"Change" is the second Mo Yan book I’ve ever read, the first being a collection of short stories titled "Shifu: You'll Do Anything for a Laugh". I have, however, seen two Zhang Yimou movies based on his stories: "Red Sorghum", and "Happy Times". Therefore, having read "Change" in one sitting, and enjoying it from cover to cover, I got the feeling that I should probably read more books by this Nobel Laureate (in Literature).
The version of “Change” that I bought in Singapore's Kinokuniya (as my baby daughter lies asleep in her stroller just inches away from the bookshelves) was published as part of a series of books titled “What Was Communism?” I think, being part of these series sorta reveals what the book’s story would be.
I’ve read many accounts of life during China’s super-communist periods of the 1960s and 1970s. Many of these accounts talk about the brutality, senselessness, hypocrisy, impunity of actions carried out in the name of upholding communism in those periods. Many more talked about the pain, grief, anger, and frustration the Chinese people in coping with the tragedies that befell them during those periods.
In describing his experience growing up as a small village boy in the 1960s, a member of the People’s Liberation Army in the 1970s, as a struggling writer in the 1980s, and a literary celebrity since the turn of the century, Mo Yan also paints a picture of a China in constant change. A China that has become more and more driven simply by its people’s pursuit of money; a China whose buildings, like the people’s dreams, now reach for the sky.
But amidst all these changes, there are constants in the life of the Chinese people. Continuity symbolized by the Gaz 51 trucks that had been the highlight of his school days, then becoming the vessel which first took him to Beijing, and later in life, the reminder of all the people who has entered, left, re-entered, and so on, in his life. Continuity also came in the form of the “gift” he received as a judge in the 2000s; it seems that some things just never change in China, with or without reform.

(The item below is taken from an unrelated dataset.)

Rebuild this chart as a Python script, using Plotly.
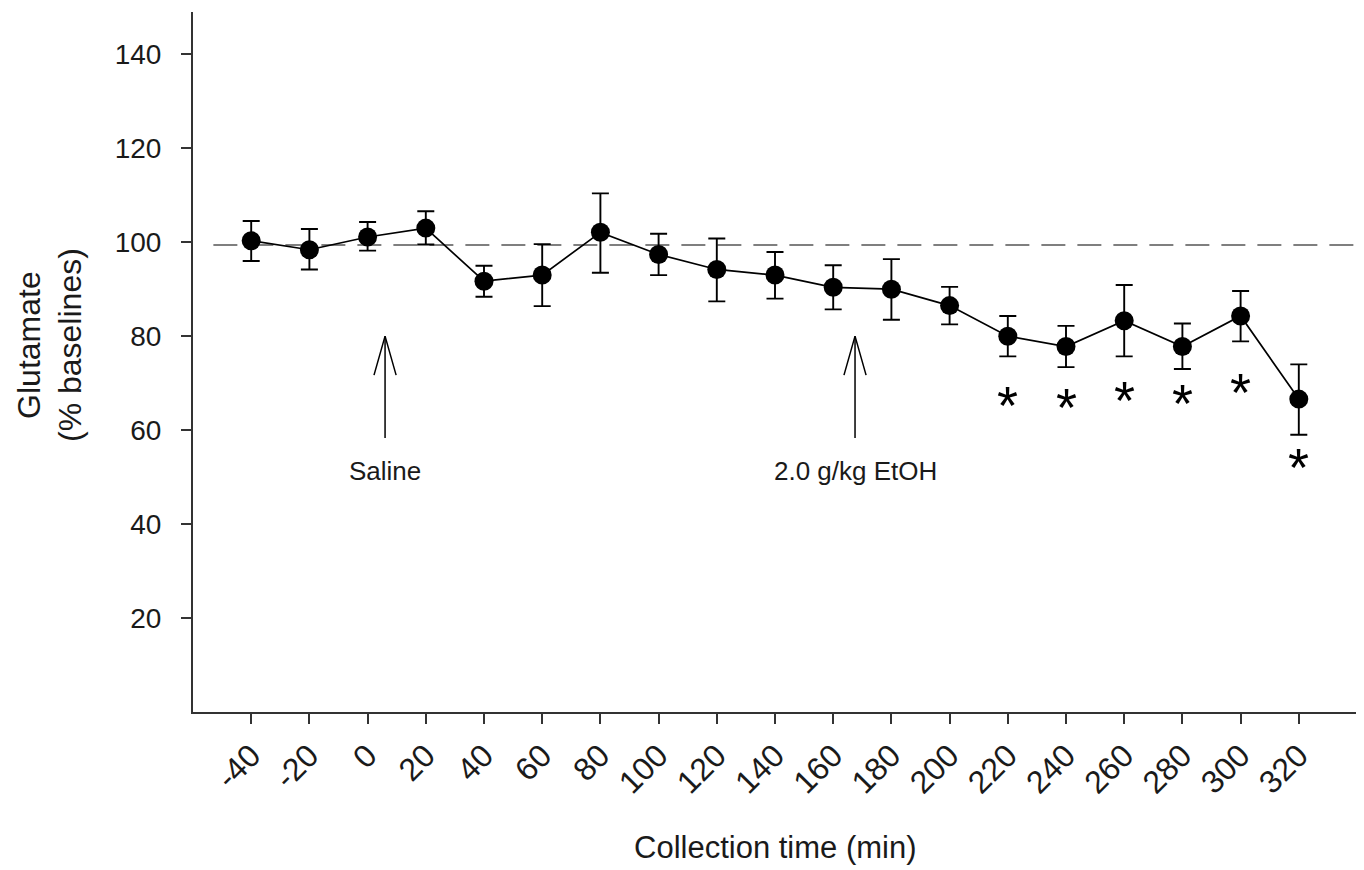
import plotly.graph_objects as go

# ---- data ----
times = [-40, -20, 0, 20, 40, 60, 80, 100, 120, 140, 160, 180, 200, 220, 240, 260, 280, 300, 320]
means = [100.3, 98.4, 101.1, 103.0, 91.7, 93.0, 102.1, 97.4, 94.2, 93.0, 90.4, 90.0, 86.5, 80.0, 77.8, 83.3, 77.8, 84.3, 66.6]
upper = [104.5, 102.8, 104.3, 106.6, 95.0, 99.6, 110.4, 101.8, 100.8, 97.9, 95.1, 96.4, 90.5, 84.3, 82.2, 90.9, 82.7, 89.6, 74.0]
lower = [96.0, 94.2, 98.2, 99.5, 88.4, 86.4, 93.5, 93.0, 87.4, 88.0, 85.7, 83.5, 82.5, 75.7, 73.4, 75.7, 73.0, 78.9, 59.0]

baseline = 99.4
baseline_x = [-53, 340]

star_x = [220, 240, 260, 280, 300, 320]
star_y = [66.8, 66.4, 67.9, 67.2, 69.6, 53.6]

arrow_x = [6, 167.5]
arrow_tip = 80.0
arrow_base = 58.3
arrow_labels = ["Saline", "2.0 g/kg EtOH"]
arrow_label_y = 51.4

x_ticks = list(range(-40, 321, 20))
y_ticks = [20, 40, 60, 80, 100, 120, 140]

FONT = "Liberation Sans, Arial, sans-serif"
TXT = "#1a1a1a"

fig = go.Figure()

# dashed baseline
fig.add_trace(go.Scatter(
    x=baseline_x, y=[baseline, baseline], mode="lines",
    line=dict(color="#555555", width=1.5, dash="24px,12px"),
    hoverinfo="skip", showlegend=False))

# arrows (shaft + open head)
head_dx, head_dy = 3.8, 8.3
for ax_ in arrow_x:
    fig.add_trace(go.Scatter(
        x=[ax_ - head_dx, ax_, ax_ + head_dx, None, ax_, ax_],
        y=[arrow_tip - head_dy, arrow_tip, arrow_tip - head_dy, None, arrow_tip, arrow_base],
        mode="lines", line=dict(color="black", width=1.5),
        hoverinfo="skip", showlegend=False))

# data
err_plus = [u - m for u, m in zip(upper, means)]
err_minus = [m - l for m, l in zip(means, lower)]
fig.add_trace(go.Scatter(
    x=times, y=means, mode="lines+markers",
    line=dict(color="black", width=1.7),
    marker=dict(color="black", size=19, symbol="circle"),
    error_y=dict(type="data", symmetric=False, array=err_plus, arrayminus=err_minus,
                 color="black", thickness=1.9, width=8.5),
    showlegend=False))

# asterisks (annotations; yshift compensates for the high-sitting glyph)
for sx, sy in zip(star_x, star_y):
    fig.add_annotation(x=sx, y=sy, text="*", showarrow=False, xref="x", yref="y",
                       xanchor="center", yanchor="middle", yshift=-7,
                       font=dict(family=FONT, size=54, color="black"))

# arrow labels
for ax_, lab in zip(arrow_x, arrow_labels):
    fig.add_annotation(x=ax_, y=arrow_label_y, text=lab, showarrow=False,
                       xref="x", yref="y", xanchor="center", yanchor="middle",
                       font=dict(family=FONT, size=26, color=TXT))

# axis titles as annotations
fig.add_annotation(x=-0.123, y=0.524, xref="paper", yref="paper",
                   text="Glutamate<br>(% baselines)", textangle=-90, showarrow=False,
                   xanchor="center", yanchor="middle",
                   font=dict(family=FONT, size=32, color=TXT))
fig.add_annotation(x=0.5, y=-0.194, xref="paper", yref="paper",
                   text="Collection time (min)", showarrow=False,
                   xanchor="center", yanchor="middle",
                   font=dict(family=FONT, size=31, color=TXT))

fig.update_xaxes(range=[-60, 340], tickvals=x_ticks, ticktext=[str(v) for v in x_ticks],
                 tickangle=-45, ticks="outside", ticklen=10, tickwidth=1.5, tickcolor="#333333",
                 showline=True, linecolor="#333333", linewidth=2, showgrid=False, zeroline=False,
                 tickfont=dict(family=FONT, size=32, color=TXT))
fig.update_yaxes(range=[0, 149], tickvals=y_ticks, ticks="outside", ticklen=10, tickwidth=1.5,
                 tickcolor="#333333", showline=True, linecolor="#333333", linewidth=2,
                 showgrid=False, zeroline=False, ticklabelstandoff=14,
                 tickfont=dict(family=FONT, size=28, color=TXT))

# page body has an 8px margin: size the figure so the plot area lands where the reference has it
fig.update_layout(width=1356, height=862, margin=dict(l=185, r=7, t=4, b=158),
                  plot_bgcolor="white", paper_bgcolor="white", showlegend=False)

fig.write_html("out.html")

Mo Yan writes with simplicity and tells his story like I would tell of my life during the oppressive rule of Soeharto. Yes, life was tough, and yes, many suffered. But life goes on, and we the people make best of whatever was in front of us. We learn to appreciate the small things in life, laugh at the hint of a comedic episode, and appreciate things more than what they may actually be worth. He doesn’t paint a rosy picture of life in China under communism; nor does he paint a picture with a bloody brush.
Indeed, Mo Yan has received numerous criticisms from peers at home and abroad for his unwillingness to bluntly challenge the communist government in China. But from my perspective, Mo Yan’s ideological standing doesn’t lessen his value as a writer, a poet, a story-teller of the Chinese people.
To many, Mo Yan may have not captured the anti-establishment angst that permeates the literary works of many great writers, anywhere around the world. But, it would be silly to say that he has failed to capture voice of the people, when we know very well that not all express their sadness, pain, and frustration simply through anger.